How the Russell 2000 Index Has Moved in the Last Year
Investors watching the S&P 500’s plunge this week are processing a mix of signals. Will the threat of tariffs push the economy into a recession or is this simply a retrenchment from the highly valued technology companies that some analysts and investors argued were due for a pullback?
There is a different stock index that is flashing a clearer warning sign.
The Russell 2000 includes smaller companies that are more sensitive to the whims of the economy.

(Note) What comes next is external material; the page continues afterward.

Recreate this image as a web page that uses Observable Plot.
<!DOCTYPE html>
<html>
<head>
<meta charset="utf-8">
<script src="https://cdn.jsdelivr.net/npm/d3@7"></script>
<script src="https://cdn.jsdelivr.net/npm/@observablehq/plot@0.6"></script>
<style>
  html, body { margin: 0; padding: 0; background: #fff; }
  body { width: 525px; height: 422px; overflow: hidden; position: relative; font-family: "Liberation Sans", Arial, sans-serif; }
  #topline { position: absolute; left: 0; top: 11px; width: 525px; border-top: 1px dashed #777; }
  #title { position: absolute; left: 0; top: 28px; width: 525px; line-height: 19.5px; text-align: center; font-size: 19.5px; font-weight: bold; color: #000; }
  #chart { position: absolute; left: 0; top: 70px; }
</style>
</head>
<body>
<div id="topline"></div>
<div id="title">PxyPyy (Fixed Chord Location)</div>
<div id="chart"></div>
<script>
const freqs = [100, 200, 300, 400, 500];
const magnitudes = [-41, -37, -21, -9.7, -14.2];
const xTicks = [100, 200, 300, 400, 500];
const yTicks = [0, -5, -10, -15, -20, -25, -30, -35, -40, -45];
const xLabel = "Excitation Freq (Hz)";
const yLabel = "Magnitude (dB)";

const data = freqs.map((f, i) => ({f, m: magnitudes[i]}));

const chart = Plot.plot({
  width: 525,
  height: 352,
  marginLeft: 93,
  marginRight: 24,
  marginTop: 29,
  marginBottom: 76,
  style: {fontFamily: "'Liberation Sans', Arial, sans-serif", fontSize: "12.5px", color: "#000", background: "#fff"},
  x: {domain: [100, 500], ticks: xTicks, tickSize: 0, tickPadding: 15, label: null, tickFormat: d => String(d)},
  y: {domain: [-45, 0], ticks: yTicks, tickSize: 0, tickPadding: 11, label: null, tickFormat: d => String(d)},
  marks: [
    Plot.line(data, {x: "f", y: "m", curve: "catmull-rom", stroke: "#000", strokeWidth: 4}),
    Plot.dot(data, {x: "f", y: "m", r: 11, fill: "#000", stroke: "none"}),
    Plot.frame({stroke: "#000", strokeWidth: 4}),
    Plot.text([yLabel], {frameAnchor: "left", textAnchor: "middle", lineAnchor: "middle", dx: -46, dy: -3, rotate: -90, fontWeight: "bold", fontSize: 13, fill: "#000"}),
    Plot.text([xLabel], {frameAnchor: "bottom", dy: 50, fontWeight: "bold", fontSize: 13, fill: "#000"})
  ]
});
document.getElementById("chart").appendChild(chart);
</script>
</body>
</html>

These companies tend to run thinner profit margins that can be more easily eroded in a downturn, and they have fewer levers to pull than big companies if they do get into trouble.
After surging to a new high in November on optimism about the new Trump administration’s pro-business policies, the Russell 2000 has tumbled more than 16 percent, roughly double the decline of the S&P 500 since it hit a peak last month.
The Russell 2000 now appears likely to become the first major index to slip back into a bear market, defined as a drop of 20 percent or more from its recent high, since the stock market sell-off in 2022.
“If you want one clear signal that the market is worried about recession more than anything else, then look at the Russell,” said David Kelly, chief market strategist at J.P. Morgan Asset Management.
Continual policy pivots from the administration on tariffs have left investors uncertain about what is to come and how the economy may be affected.